Cherry Picking

While we wait and sort out the drama that is the impeachment proceedings in our country, a sports broadcasting legend was unceremoniously booted for showing pride in his country.

You could say that Don Cherry is to the hockey broadcasts in Canada what John Madden was to American pro football. He could relate to his fans, and the fans in turn could relate to him.

While we get a steady diet of college and pro football every weekend this time of the year, Canada similarly loves its hockey. Cherry would commentate on the games between periods and give his opinions which sometimes weren’t hockey related.

As we celebrate Veterans Day, Canada has a similar day called Remembrance Day – usually noted with a small flower worn in the coat pocket called a poppy. When Cherry noted that he didn’t see a lot of poppies and a lack of national pride, he said so on the air.
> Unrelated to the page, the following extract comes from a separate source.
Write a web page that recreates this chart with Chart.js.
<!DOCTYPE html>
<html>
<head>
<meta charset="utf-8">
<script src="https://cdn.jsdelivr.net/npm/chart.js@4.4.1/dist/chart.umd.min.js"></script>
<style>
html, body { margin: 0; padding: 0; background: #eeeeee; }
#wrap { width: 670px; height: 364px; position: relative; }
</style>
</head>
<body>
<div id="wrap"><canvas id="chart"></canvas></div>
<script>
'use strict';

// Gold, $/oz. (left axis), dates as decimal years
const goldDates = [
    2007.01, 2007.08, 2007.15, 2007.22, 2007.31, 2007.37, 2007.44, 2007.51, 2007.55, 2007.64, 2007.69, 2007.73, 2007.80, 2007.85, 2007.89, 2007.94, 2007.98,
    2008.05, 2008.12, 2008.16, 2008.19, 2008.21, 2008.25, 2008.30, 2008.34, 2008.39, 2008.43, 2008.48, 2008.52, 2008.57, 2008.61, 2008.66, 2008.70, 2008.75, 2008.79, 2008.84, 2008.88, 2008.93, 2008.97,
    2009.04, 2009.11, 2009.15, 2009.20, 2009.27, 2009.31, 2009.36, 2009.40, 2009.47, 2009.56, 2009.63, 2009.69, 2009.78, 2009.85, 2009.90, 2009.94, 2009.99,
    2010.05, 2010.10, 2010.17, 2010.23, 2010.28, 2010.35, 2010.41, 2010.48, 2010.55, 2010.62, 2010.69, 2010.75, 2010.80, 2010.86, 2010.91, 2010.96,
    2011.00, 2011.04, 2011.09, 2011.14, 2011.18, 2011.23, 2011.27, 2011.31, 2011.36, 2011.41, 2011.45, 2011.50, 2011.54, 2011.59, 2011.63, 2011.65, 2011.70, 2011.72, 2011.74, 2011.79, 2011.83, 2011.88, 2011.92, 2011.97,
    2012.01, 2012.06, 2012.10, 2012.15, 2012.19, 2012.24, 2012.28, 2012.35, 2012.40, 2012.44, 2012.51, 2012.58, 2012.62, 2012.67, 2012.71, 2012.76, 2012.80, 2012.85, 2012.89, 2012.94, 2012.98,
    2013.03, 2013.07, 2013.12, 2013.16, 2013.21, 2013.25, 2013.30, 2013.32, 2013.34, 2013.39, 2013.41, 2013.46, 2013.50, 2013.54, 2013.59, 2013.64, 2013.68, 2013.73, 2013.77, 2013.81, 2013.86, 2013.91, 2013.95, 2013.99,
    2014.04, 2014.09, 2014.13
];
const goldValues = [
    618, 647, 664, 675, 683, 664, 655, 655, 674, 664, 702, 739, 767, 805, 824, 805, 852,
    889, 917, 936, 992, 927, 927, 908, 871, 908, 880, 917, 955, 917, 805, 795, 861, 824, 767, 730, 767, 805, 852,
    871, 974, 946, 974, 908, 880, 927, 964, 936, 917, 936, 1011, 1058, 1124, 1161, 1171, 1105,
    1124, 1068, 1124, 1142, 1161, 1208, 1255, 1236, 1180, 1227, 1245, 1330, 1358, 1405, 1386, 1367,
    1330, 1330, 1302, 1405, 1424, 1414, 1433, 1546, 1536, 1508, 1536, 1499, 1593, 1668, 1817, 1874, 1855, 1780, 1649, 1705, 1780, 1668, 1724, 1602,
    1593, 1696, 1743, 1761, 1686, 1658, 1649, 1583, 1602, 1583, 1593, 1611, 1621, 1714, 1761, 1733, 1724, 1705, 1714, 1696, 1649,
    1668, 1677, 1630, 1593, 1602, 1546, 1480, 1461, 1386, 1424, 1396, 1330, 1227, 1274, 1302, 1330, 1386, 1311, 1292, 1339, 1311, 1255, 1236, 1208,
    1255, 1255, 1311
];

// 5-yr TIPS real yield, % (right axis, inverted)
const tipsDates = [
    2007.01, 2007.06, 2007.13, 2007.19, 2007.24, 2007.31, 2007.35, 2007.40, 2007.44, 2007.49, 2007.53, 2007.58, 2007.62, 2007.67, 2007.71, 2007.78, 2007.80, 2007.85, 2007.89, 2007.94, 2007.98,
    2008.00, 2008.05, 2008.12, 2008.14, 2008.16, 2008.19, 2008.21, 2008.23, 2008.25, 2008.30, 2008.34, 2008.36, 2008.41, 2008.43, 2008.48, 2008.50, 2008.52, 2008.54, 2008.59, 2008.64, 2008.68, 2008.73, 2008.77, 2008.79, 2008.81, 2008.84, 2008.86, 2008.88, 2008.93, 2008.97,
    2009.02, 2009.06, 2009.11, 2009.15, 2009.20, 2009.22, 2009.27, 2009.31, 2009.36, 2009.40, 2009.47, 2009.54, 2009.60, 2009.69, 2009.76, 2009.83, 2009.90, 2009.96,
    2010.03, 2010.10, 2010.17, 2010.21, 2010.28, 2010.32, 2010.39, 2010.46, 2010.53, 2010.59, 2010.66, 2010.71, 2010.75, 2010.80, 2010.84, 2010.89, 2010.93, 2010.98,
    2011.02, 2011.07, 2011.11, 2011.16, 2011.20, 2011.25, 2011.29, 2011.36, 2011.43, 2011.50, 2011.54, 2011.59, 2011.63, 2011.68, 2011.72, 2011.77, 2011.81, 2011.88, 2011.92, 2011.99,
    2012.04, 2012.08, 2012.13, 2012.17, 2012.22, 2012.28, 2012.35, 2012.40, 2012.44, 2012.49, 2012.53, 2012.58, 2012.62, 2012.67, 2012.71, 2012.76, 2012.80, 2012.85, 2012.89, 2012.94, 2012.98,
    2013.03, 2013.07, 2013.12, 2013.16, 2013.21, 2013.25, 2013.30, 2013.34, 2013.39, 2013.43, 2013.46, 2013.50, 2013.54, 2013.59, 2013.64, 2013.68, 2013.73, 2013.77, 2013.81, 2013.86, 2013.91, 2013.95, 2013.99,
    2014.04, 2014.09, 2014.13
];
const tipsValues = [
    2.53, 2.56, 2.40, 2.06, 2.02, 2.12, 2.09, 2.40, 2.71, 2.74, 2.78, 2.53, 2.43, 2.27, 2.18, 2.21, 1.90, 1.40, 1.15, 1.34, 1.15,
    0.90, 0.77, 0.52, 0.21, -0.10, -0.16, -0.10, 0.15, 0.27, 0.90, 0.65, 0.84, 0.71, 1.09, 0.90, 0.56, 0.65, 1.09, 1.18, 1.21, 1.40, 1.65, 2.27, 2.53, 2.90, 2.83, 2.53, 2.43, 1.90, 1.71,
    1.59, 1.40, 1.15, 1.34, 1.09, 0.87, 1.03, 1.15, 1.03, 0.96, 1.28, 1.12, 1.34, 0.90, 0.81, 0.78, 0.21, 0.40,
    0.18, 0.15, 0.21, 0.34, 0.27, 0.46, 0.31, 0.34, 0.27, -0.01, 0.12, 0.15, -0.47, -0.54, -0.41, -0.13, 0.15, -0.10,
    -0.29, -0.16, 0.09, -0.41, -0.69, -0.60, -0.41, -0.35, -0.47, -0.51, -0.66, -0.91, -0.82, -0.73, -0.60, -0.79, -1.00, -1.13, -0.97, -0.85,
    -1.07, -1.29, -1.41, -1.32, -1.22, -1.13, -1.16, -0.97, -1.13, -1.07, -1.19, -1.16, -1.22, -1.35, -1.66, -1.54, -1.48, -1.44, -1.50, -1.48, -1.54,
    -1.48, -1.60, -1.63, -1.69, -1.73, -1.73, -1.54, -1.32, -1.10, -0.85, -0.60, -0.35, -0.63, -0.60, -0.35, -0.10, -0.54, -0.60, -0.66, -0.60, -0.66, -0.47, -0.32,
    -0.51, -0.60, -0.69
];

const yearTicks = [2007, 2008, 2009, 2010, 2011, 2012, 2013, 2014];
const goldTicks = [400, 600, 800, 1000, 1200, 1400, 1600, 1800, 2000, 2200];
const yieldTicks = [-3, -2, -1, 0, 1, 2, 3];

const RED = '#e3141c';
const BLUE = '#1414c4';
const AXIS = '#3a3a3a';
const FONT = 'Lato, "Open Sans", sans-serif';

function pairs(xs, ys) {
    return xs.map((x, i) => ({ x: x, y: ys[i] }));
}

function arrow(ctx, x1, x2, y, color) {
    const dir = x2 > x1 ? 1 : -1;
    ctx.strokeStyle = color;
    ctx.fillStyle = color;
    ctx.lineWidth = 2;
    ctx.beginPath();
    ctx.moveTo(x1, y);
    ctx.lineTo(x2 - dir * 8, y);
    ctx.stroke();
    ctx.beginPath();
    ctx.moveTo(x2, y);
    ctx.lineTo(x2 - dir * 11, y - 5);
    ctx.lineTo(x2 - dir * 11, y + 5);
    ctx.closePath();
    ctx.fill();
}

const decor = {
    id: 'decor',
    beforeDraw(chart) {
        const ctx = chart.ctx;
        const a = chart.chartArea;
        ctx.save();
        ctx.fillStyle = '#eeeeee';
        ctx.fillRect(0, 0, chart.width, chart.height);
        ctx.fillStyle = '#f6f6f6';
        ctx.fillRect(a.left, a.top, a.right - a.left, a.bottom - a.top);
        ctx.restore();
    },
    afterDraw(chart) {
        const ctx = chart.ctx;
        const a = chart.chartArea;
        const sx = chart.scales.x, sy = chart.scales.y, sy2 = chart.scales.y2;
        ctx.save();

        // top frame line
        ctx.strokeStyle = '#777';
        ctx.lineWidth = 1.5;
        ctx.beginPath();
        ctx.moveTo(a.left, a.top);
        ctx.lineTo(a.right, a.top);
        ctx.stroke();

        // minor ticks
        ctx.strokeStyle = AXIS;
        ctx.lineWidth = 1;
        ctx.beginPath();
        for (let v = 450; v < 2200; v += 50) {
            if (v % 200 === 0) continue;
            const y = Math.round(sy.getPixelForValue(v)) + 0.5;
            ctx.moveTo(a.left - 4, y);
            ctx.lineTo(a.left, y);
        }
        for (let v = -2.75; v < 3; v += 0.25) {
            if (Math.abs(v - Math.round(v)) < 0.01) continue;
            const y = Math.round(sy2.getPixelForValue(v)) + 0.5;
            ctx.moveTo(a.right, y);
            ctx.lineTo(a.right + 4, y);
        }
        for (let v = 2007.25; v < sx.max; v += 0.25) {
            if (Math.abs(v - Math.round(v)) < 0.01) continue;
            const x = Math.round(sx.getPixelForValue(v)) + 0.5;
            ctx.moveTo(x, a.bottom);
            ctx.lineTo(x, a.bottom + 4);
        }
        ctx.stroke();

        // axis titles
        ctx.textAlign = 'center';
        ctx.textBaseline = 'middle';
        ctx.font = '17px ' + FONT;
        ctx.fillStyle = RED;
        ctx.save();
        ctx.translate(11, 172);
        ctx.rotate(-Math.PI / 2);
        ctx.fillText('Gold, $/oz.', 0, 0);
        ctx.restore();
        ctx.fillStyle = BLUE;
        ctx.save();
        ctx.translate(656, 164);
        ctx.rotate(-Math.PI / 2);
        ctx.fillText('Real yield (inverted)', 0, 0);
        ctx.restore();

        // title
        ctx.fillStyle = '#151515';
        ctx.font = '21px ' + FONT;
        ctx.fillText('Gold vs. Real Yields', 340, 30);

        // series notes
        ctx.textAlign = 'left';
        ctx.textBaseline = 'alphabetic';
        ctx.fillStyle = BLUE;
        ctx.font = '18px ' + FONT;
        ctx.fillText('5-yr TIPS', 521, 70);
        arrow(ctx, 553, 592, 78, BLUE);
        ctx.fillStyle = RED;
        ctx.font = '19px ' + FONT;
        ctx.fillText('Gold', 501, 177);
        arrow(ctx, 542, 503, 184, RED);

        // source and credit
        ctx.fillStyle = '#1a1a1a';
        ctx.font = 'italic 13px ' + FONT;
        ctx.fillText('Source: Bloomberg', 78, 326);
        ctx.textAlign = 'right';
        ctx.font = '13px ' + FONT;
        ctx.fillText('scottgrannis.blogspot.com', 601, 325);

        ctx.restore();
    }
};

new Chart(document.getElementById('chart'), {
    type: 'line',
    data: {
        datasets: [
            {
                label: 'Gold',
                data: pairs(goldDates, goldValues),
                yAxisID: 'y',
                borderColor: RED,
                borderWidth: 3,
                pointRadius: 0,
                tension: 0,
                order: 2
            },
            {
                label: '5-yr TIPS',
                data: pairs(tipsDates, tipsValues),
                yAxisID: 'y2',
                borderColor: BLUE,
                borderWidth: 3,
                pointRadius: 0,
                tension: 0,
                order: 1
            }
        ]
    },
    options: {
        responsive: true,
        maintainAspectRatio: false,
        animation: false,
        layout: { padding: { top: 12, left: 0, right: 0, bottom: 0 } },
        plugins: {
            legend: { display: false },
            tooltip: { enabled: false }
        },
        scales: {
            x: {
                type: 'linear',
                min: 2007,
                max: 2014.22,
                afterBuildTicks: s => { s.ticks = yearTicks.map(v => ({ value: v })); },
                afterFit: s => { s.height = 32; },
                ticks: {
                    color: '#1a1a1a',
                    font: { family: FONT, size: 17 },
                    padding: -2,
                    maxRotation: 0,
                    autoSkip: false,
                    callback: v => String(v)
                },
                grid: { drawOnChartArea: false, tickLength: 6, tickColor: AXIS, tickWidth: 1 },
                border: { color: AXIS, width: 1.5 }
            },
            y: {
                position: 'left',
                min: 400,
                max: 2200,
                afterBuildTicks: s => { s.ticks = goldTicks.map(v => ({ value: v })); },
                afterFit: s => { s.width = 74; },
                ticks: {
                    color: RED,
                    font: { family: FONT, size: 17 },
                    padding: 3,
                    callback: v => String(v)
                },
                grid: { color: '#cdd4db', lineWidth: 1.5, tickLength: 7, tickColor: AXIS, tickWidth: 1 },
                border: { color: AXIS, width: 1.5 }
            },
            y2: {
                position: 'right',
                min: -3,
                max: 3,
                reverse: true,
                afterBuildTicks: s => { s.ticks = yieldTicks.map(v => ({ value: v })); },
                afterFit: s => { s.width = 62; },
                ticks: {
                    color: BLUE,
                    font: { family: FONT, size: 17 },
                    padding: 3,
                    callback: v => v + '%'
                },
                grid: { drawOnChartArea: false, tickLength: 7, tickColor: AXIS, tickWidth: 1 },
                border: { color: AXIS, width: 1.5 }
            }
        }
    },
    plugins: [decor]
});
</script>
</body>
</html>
It only took the Canadians a couple of days to make Cherry, who had been on TV 38 years, an ex-hockey commentator. Some fans considered his remarks xenophobic – with Canada a more liberal country in its embrace of cultural diversity.

Me, I say life’s too short to worry about what other people say. Sooner or later, you find someone who’ll complain about it anyways.

Game Seven

The decade of the 2010’s will have one last baseball game in it, as Houston and Washington are tied at three games apiece in the World Series.

For those of you who don’t follow sports, that means tonight’s game determines who wins the Series itself.

It also marks the first time in Series history that the road team, who has the disadvantage of batting first – has won the first six games in a best four out of seven series in major North American sports. No team has ever won the World Series without winning at least one home game, something Washington may accomplish tonight.

Even though the Nationals have their “ace” (a top starting pitcher) going – I wouldn’t be shocked if Houston won.

The Bucs Drive For 55

The great part about the sporting world is that it has moments no one expects. After the Rays reached their summit on Friday night in clinching a playoff spot, only a few expected the Bucs to do big things against the Rams.

In Los Angeles, where the Bucs played their first ever game in 1976 – the Buccaneers made history with a 55-40 win over the previous season’s NFC champs. The odd thing about Tampa’s scoring spree is that it could have easily have been more, despite breaking their all time single game scoring record of 48.

If the Bucs can find some maturity on defense, the future for Tampa Bay’s NFL franchise may get here sooner than anyone expected. Their game this Sunday against New Orleans could be a indicator of how far they already have come.

Return To Glory?

Regardless of what happens the rest of the way, it was a memorable year for the Tampa Bay Rays in 2019, despite all the drama swirling around their future.

It was six years and a manager ago when the Rays played meaningful games in October. With so many talented players winding up on other teams, it sure seemed longer.

But when that final out was registered in Toronto on Friday night that clinch Tampa Bay’s spot – the frustrations eased way. The young team celebrated without restraint their achievement – hopefully with more rewards awaiting them.

Congratulations to the Rays – in my book, you’re winners.

Football In A Time Warp

The Cleveland Browns and New York Jets played on Monday Night Football last night for the first time since the very first game of MNF in 1970. The Browns won that first game and this most recent meeting, 23-3.

Imagine if you were a football fan in 1970, and hadn’t seen the future yet – but someone knew that future.

They begin to tell you what’s changed over time, like the show no longer being on ABC but on a sister cable network, or that ABC was running something called a reality show that had a ballroom dancing competition featuring celebrities.

The original MNF had a guy named Dandy Don. Season 50 has a commentator named Booger.

The football fan could probably envision the Super Bowl being a big event, or a 32 team league – probably wondering why there isn’t 50 teams or thereabouts.

I just wonder what “1970 Football Fan” would think of the cable television landscape of all news channels, all sports channels, and an all weather channel.

I’m also thinking that if we sat that fan in front of a TV, they’d sit there, eternally.

Rays And Bucs

The Tampa Bay media market has to be one of the more unique sports markets in the world.

We have a baseball team in the Rays that win consistently all season, yet no one goes to their games.

The Buccaneers have the exact reverse problem: people go to see them, but they can’t win.

The latest evidence of this was the 2019 opening game against San Francisco where the visiting team won 31-17. Jameis Winston, whom for some reason the Bucs ownership still thinks is a competent quarterback, threw three touchdown passes. Unfortunately, two of them went to the 49ers via interceptions.

The Rays, on the other hand, look like a playoff team and would make it if the season ended today. It’d be their first trip to the postseason in six years, back when Joe Madden managed a nearly entirely different group.

The best of times and the worst of times.